An Elephant Trade Information System (ETIS) has been put in place to monitor ivory trade in the Central African Sub-region.
Experts in wildlife protection have decried the alarming decrease of elephants population as well as other protected wildlife species in the Central African Sub Region. Meeting in Limbe on April 7 to 9, 2015, delegates from the Democratic Republic of Congo, Chad, Central African Republic, Congo Brazzaville, and Cameroon agreed on the putting in place of an anti-poaching tracking system.
It was within this framework that the Elephant Trade Information System, ETIS, a tool kit that enables the collection of information about ivory trade in the sub-region was instituted. The Regional Director-Central Africa for Wildlife Trade Monitory Network, TRAFFIC, Paulinus Ngeh, said Central Africa harbours a good population of forest and savannah elephants.
He regretted the fact that they are suffering from extinction. Paulinus Ngeh revealed that the Elephant Trade Information System (ETIS) is timely. TRAFFIC statistics indicate that there has been a 62 per cent decrease in elephant population between 2002 and 2012. Over 25 000 elephants are killed every year in the Region. On the international scale, 170 tons of ivory were seized throughout the world between 2009 and June 2014.

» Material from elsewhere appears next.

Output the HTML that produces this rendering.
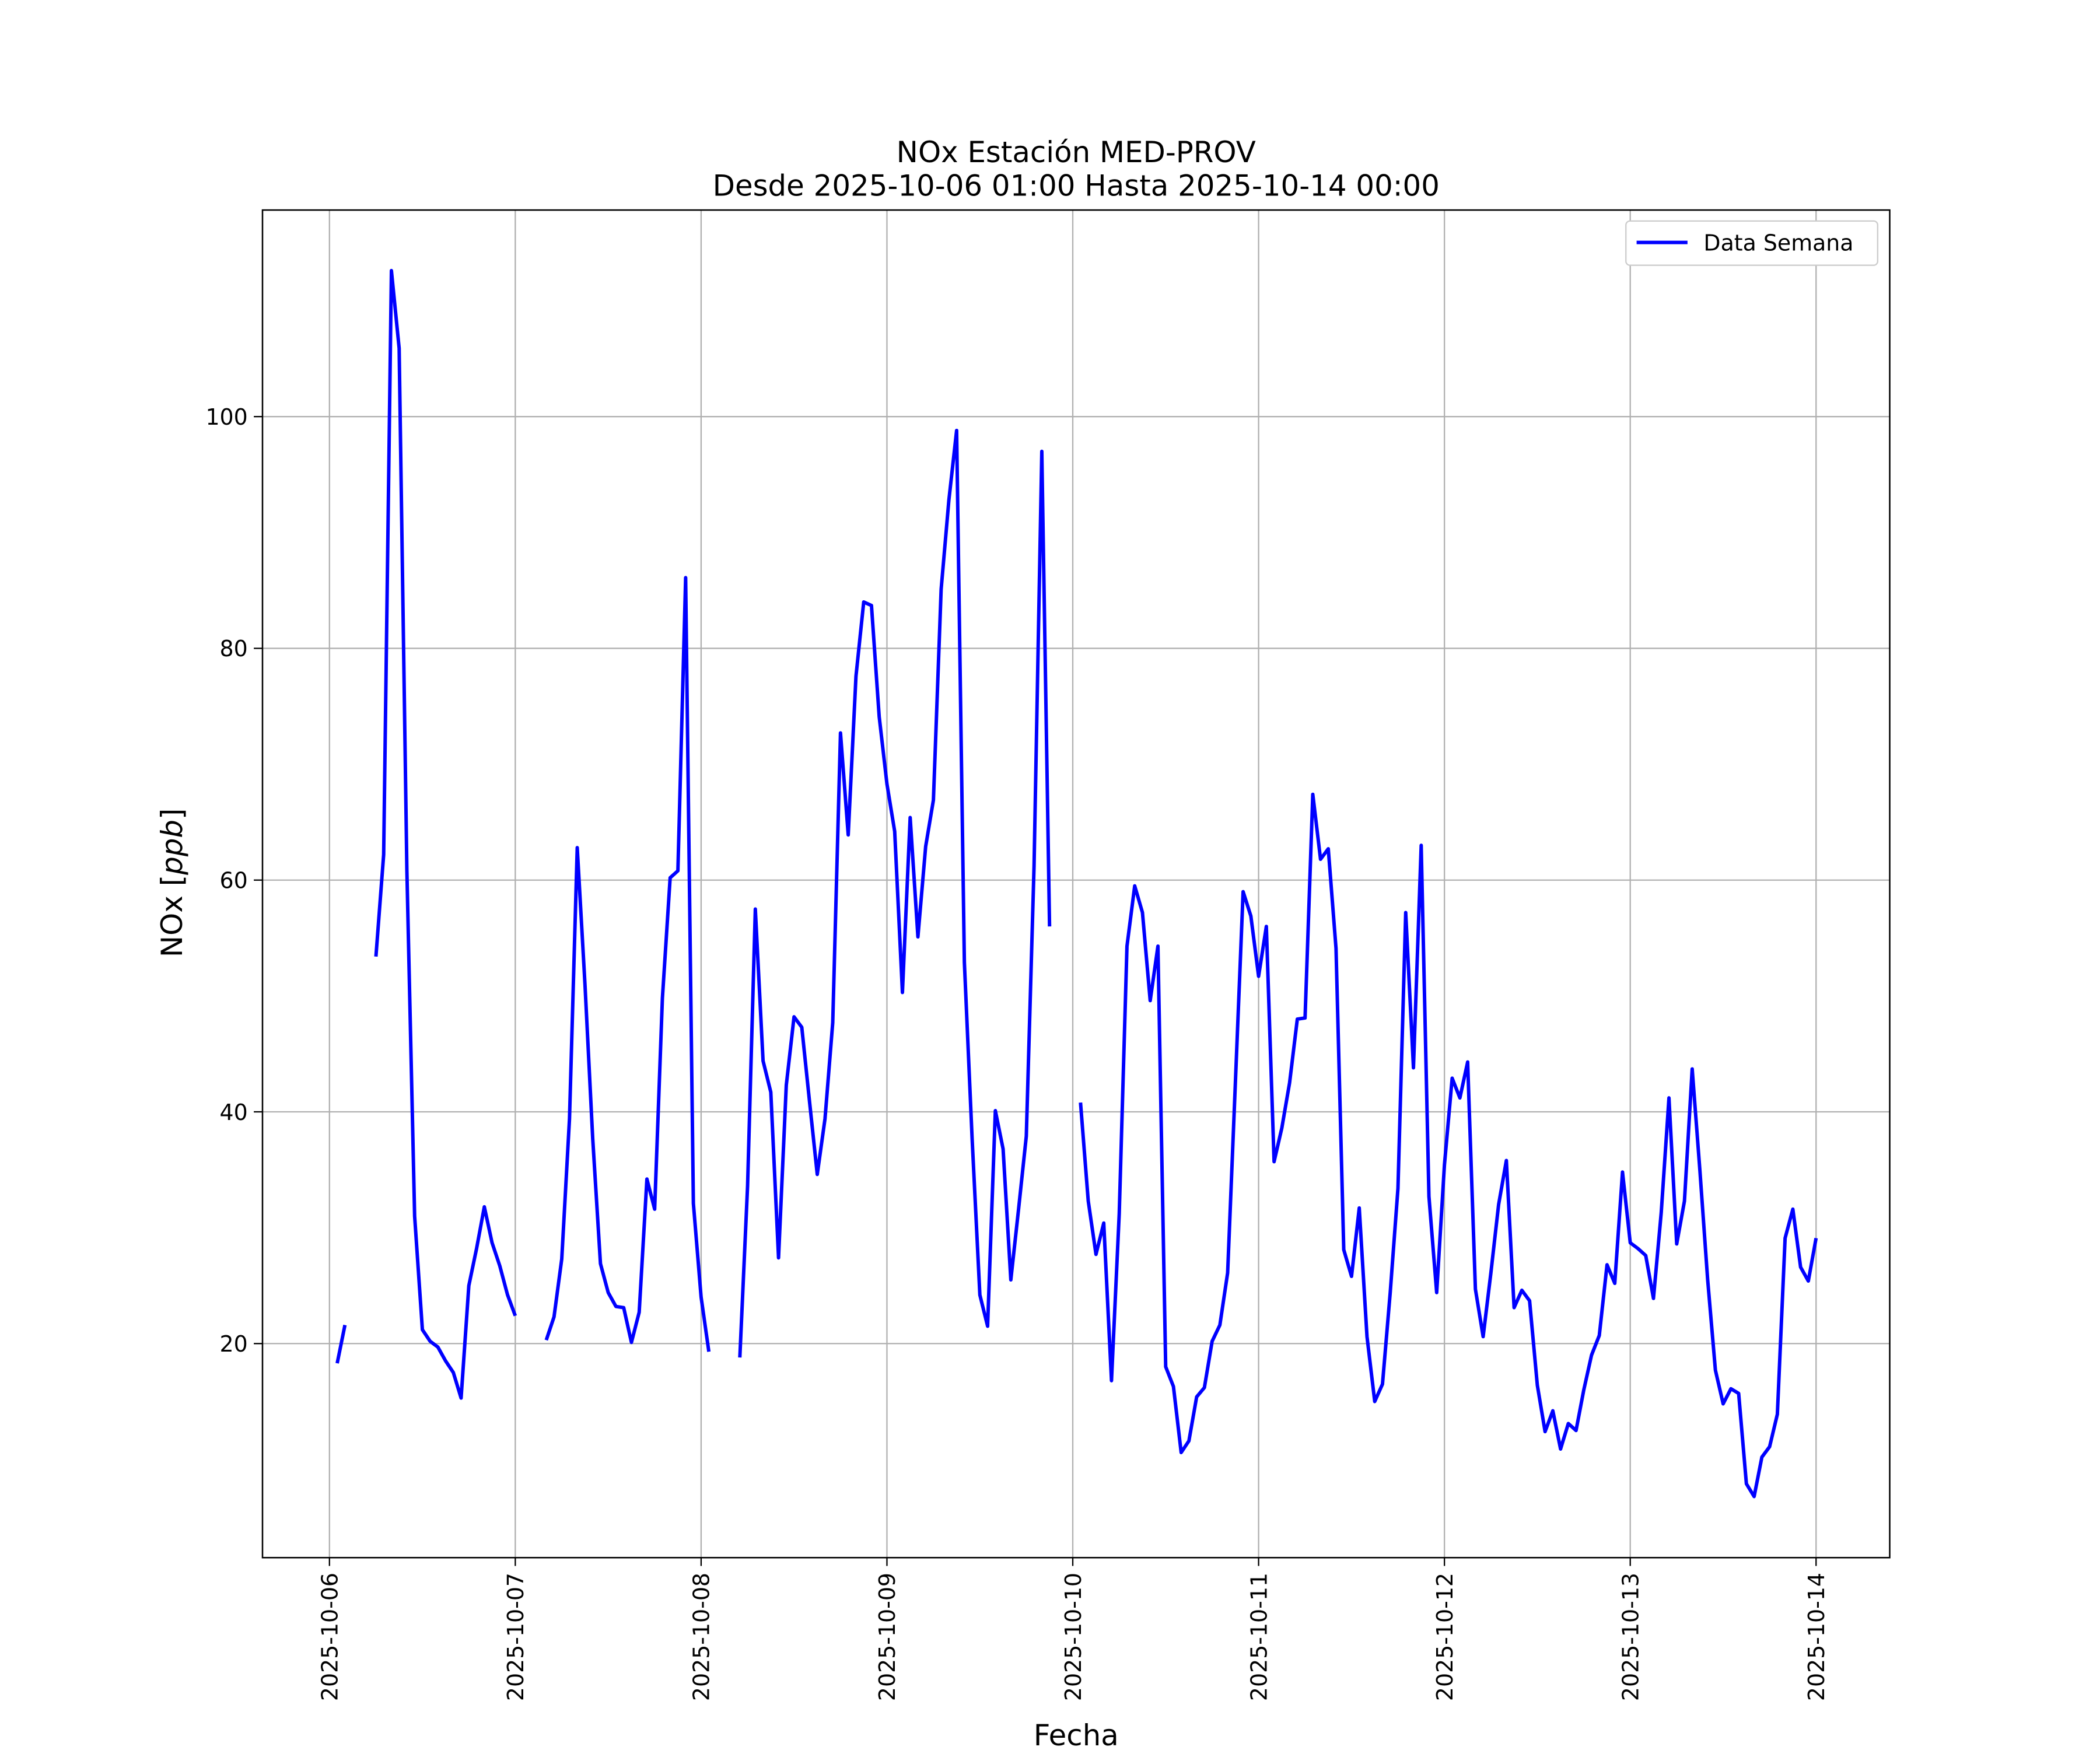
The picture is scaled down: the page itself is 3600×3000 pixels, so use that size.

The South West Regional Delegate of Forestry and Wildlife, Samuel Eben Ebai warned participants that the situation will go off hand if urgent measures are not taken. About 100 tons of elephant parts have been seized from poachers in the South West Region. He expressed worry that the elephant population is seriously declining and will worsen in 22 years if nothing is done to help protect them as well as other wildlife species.